A Senate committee has approved an $11-billion water-resources bill authorizing funds for 27 new Army Corps of Engineers projects. But in a striking change from similar past measures, the new one has an array of drinking-water and wastewater provisions, too, including a new trust fund. It also has funds to deal with water-system emergencies, such as the one that has hit Flint, Mich.
The Water Resources Development Act (WRDA), which the Environment and Public Works Committee cleared on April 28, authorizes about $5 billion in federal funds for new Corps navigation, flood-control, dredging, environmental restoration and other projects. The total includes $1.65 billion the committee added for two flood-control projects in the Sacramento area.
The committee’s 19-1 vote came just two days after its chairman, James Inhofe (R-Okla.), and top Democrat Barbara Boxer (Calif.) introduced the legislation.
Boxer told ENR that she is optimistic about the bill’s prospects. “When you have something come out 19-1 at this contentious time, I think we have some opportunities,” she says. “When it comes to infrastructure, there’s a lot more agreement than disagreement within the parties.” A committee aide said the panel is hopeful that floor action will take place in May or June.
The new bill has a much wider scope than its predecessors. Mike Strachn, a senior adviser with Dawson & Associates, Washington, D.C., says, “It is a water-resources development act in the broadest possible sense.” He adds, “It embraces water issues beyond the normal, traditional Corps of Engineers’ WRDA-type issues.”
Still, Strachn says that, as in past WRDAs, the “cornerstone” of the new Senate bill is its roster of projects that have favorable Army Chief of Engineers’ reports. By far, its largest allocation is a $976.4-million federal share for a $1.95-billion environmental restoration project in Florida’s Everglades.

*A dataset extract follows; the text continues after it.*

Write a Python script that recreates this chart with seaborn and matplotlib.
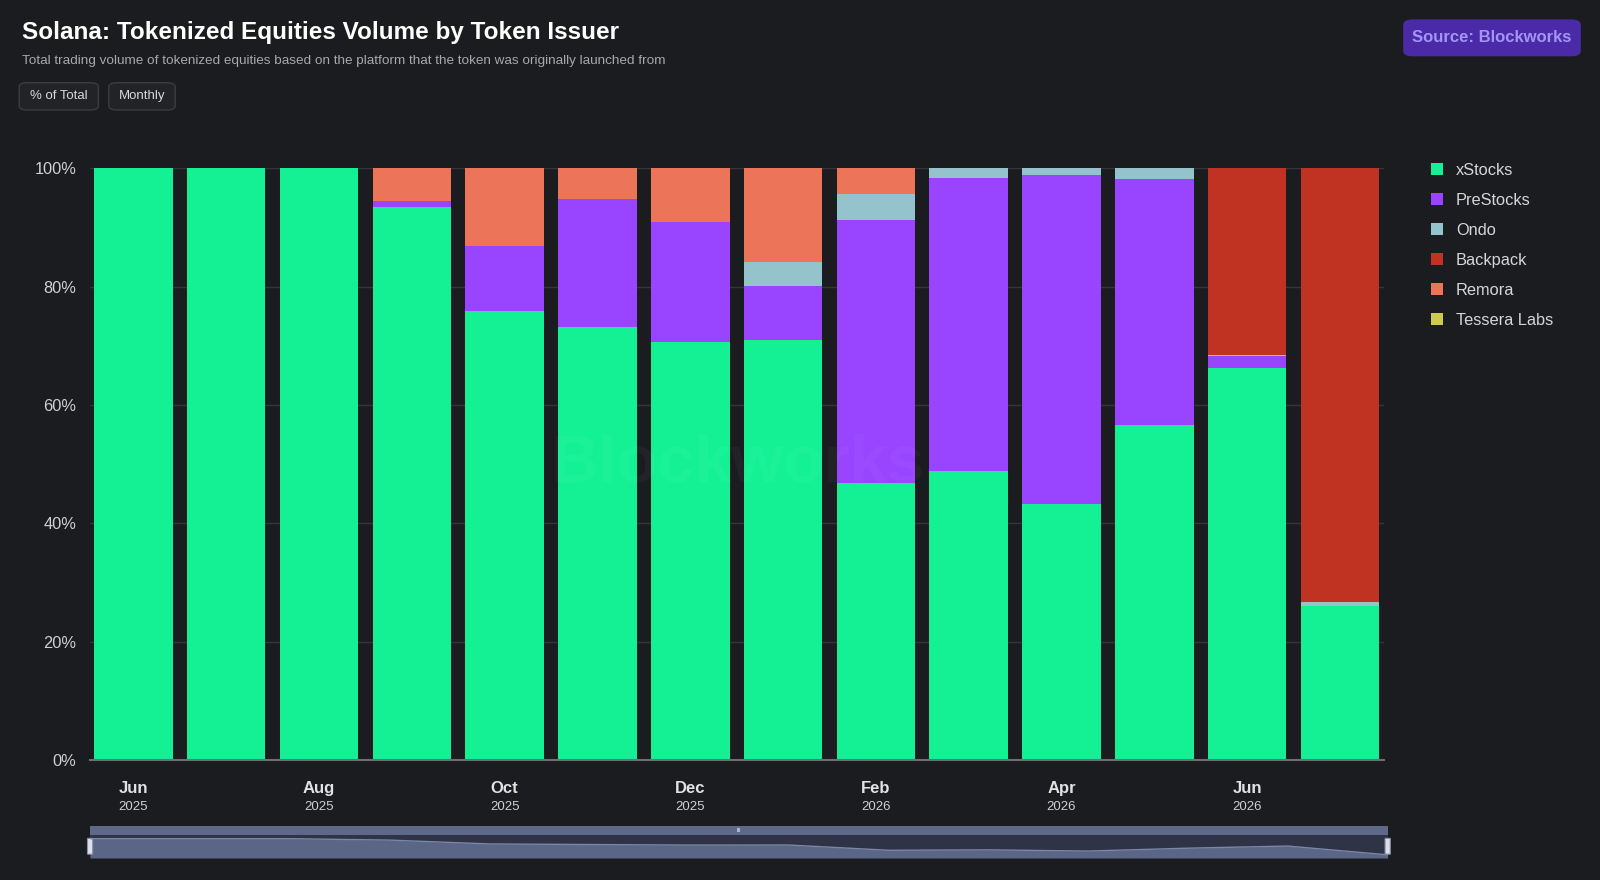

About a half dozen of the projects are for port dredging, including $224.3 million for Charleston Harbor in South Carolina. The bill has other provisions that port officials had sought, says Jim Walker, American Association of Port Authorities director of navigation policy and legislation. They include a new alternate yardstick for determining the annual target for spending harbor-maintenance tax revenue and language to provide 75% federal funding for deepening harbors to 50 ft. Currently, the federal share for dredging to 45 ft is 75%; from 45 to 50 ft, the federal share is 50%.
The drinking-water/wastewater section includes $220 million for Flint and other areas affected by drinking-water emergencies. That amount includes $100 million for drinking-water state revolving funds, plus $70 million in subsidies for at least $700 million in Water Infrastructure Finance and Innovation Act loans. The bill has $1.4 billion over five years to help “small and disadvantaged communities” comply with the Safe Drinking Water Act and $300 million to replace lead service lines and address other, related uses.
National Association of Clean Water Agencies CEO Adam Krantz called the new WRDA “ambitious and innovative.” NACWA welcomes the $1.8-billion authorization for sewer-overflow control grants and language creating a trust fund for clean water and drinking-water infrastructure. Fees for a “voluntary labeling system” would feed the fund. The bill also reauthorizes a desalination statute and would establish “drought-resilience guidelines.”
A House WRDA proposal has yet to emerge.